TITO’S five divisions bore the full brunt of that initial German attack. His men fought like tigers, clinging to every inch of the ground under a murderous hail of bombs and shells. Then, slowly, fighting a rearguard action day and night, they began to retreat south-ward. They carried their wounded with them, knowing that the Germans took no prisoners but murdered every wounded or unwounded Partisan they could lay hands on.
C. L. Sulzberger, New York Times correspondent, points out that aside from Valley Forge, American history has no parallel to this magnificent retreat. And indeed, when the full story of this war is told, this strategic retreat of Marshal Tito may emerge as its most courageous incident.
During the month of February, Tito led his army almost due south through the Bosnian mountains. Day and night, they were bombed by the Germans; day and night, the Partisan rearguard counter-attacked. This was no beaten sheep to be caught and led to the shearing; this was a savage wolf that turned again and again, showing its fangs. The Partisans left a trail of blood in the snow-covered hills, but they also left German dead to mark every mile they travelled.
It was a bad winter. Snow and sleet and snow again—and through it, slogging on, the ragged, savage Partisan Army marched. Their food gave out, and there was no food to be found in this wild land. They boiled bark and chewed it. They killed their pack animals and ate them. And again and again, they turned on the Germans and fought them off.
To Tito and his Partisans, life became a constant unending nightmare. Half starved, they saw visions, smelled non-existent food. Yet their courage did not give way. Following behind them, again and again, the Nazis heard their wild, triumphant song:
“Oj Sloveni, yosh shte zhivi—”
“Oh, Slavs, you still live, you still fight—”

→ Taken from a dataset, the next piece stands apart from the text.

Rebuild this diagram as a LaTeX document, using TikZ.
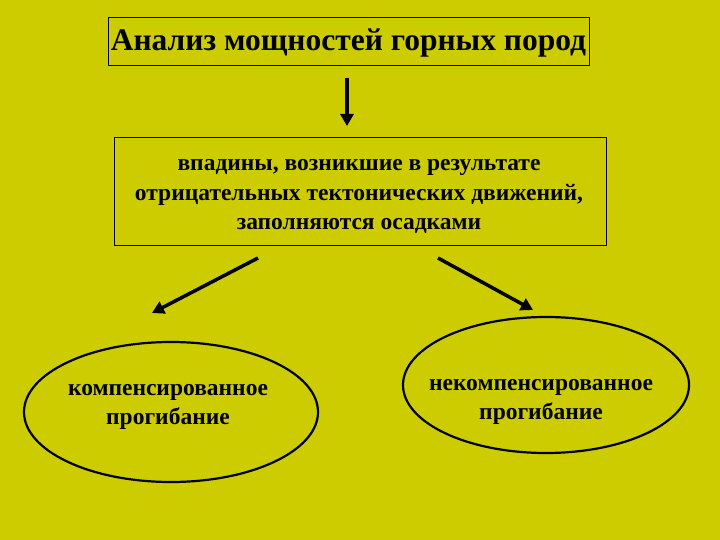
\documentclass[tikz,border=0pt]{standalone}
\usepackage{fontspec}
\setmainfont{Liberation Serif}
\usetikzlibrary{shapes.geometric,arrows.meta}
\definecolor{bg}{RGB}{204,204,0}
\begin{document}
\begin{tikzpicture}[x=1pt,y=-1pt,
  boxs/.style={draw,line width=1pt,inner sep=0pt},
  ell/.style={draw,ellipse,line width=2.2pt,inner sep=0pt},
  arr/.style={line width=3.5pt,-{Triangle[length=12pt,width=13pt]}},
  txt/.style={font=\bfseries\fontsize{23.5}{29.5}\selectfont,align=center}]
\fill[bg] (0,0) rectangle (720,540);
\useasboundingbox (0,0) rectangle (720,540);
\node[boxs,minimum width=481pt,minimum height=48pt] (t) at (348.5,42) {};
\node[font=\bfseries\fontsize{31.5}{36}\selectfont] (tt) at (348.5,43) {Анализ мощностей горных пород};
\node[boxs,minimum width=492pt,minimum height=107pt] (m) at (360,191.5) {};
\node[txt] (mt) at (359,197) {впадины, возникшие в результате\\отрицательных тектонических движений,\\заполняются осадками};
\node[ell,minimum width=294pt,minimum height=140pt] (l) at (171,412) {};
\node[txt] (lt) at (168,407) {компенсированное\\прогибание};
\node[ell,minimum width=286pt,minimum height=136pt] (r) at (546,385) {};
\node[txt] (rt) at (541,402) {некомпенсированное\\прогибание};
\coordinate (a1) at (347,78); \coordinate (a2) at (347,126);
\coordinate (b1) at (258,258); \coordinate (b2) at (152,313);
\coordinate (c1) at (438,258); \coordinate (c2) at (533,310);
\draw[arr] (a1) -- (a2);
\draw[arr] (b1) -- (b2);
\draw[arr] (c1) -- (c2);
\end{tikzpicture}
\end{document}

Once again, the Partisans broke the Nazi spirit. This was more than the Nazi supermen could stand; they had to rest, recuperate, wait for re-enforcements. These were not human beings they fought, but madmen! These South-Slavs had no feelings, no sensibilities! Who else but madmen would fight every mile for two hundred miles of hell, when they knew at the beginning that they were defeated?
So the Nazis paused—but not to let the Partisans escape. South of them, in Herzegovina, was an Italian Fascist division. The Nazi commander radioed to them to intercept the Partisan retreat.

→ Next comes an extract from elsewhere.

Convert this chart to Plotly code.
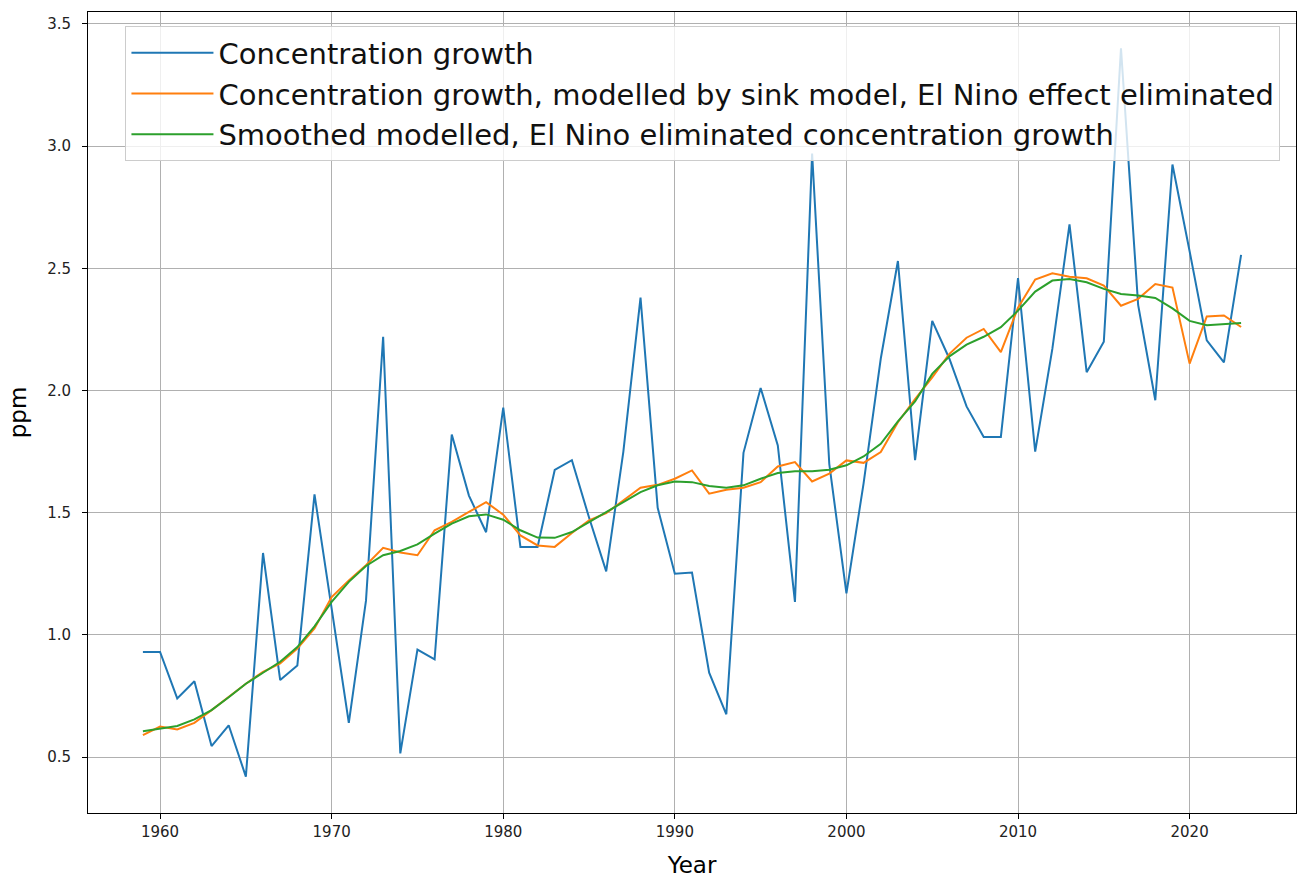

One may speculate upon how bitter Marshal Tito’s smile was when he heard about that. This particular Italian division was known as a “Purge Unit.” For months, it had bee
n indulging in the pleasant Fascist sport of murdering civilians. In one case, to prove its toughness to its Gestapo pals, it had wiped out three hundred women and children.
Tito informed his ragged troops that an Italian division was waiting for them. He added that they would take no prisoners. The Partisans attacked, wiping out the Fascist division. Now they had food, warm Italian uniforms, thousands of rifles, machine guns, and artillery. With that, Italian trucks, wagons, supply animals and medical material.
Meanwhile, the Nazi army to the north of the Partisans had rested and increased its strength. Supplies and ammunition were brought up. Col. General Alexander von Loehr flew in from Belgrade, assumed command and almost immediately ordered an attack.
Perhaps he had expected Tito to resume his former tactics and retreat. In that case, he would be brought up by the swollen Neretva River, almost impossible to cross at this time of the year. But instead of retreating, Tito attacked. He launched a terrific artillery barrage with the captured Italian guns. The German attack folded, and for the moment the Nazis were driven back in disorder.
That was the time Tito chose to cross the Neretva River. He had no engineering corps to build a bridge. All the heavy equipment he had captured from the Italians, trucks, tanks, guns, and ammunition would have to be left behind. But he had to cross now, while the Germans were still reeling from the blow he had dealt them.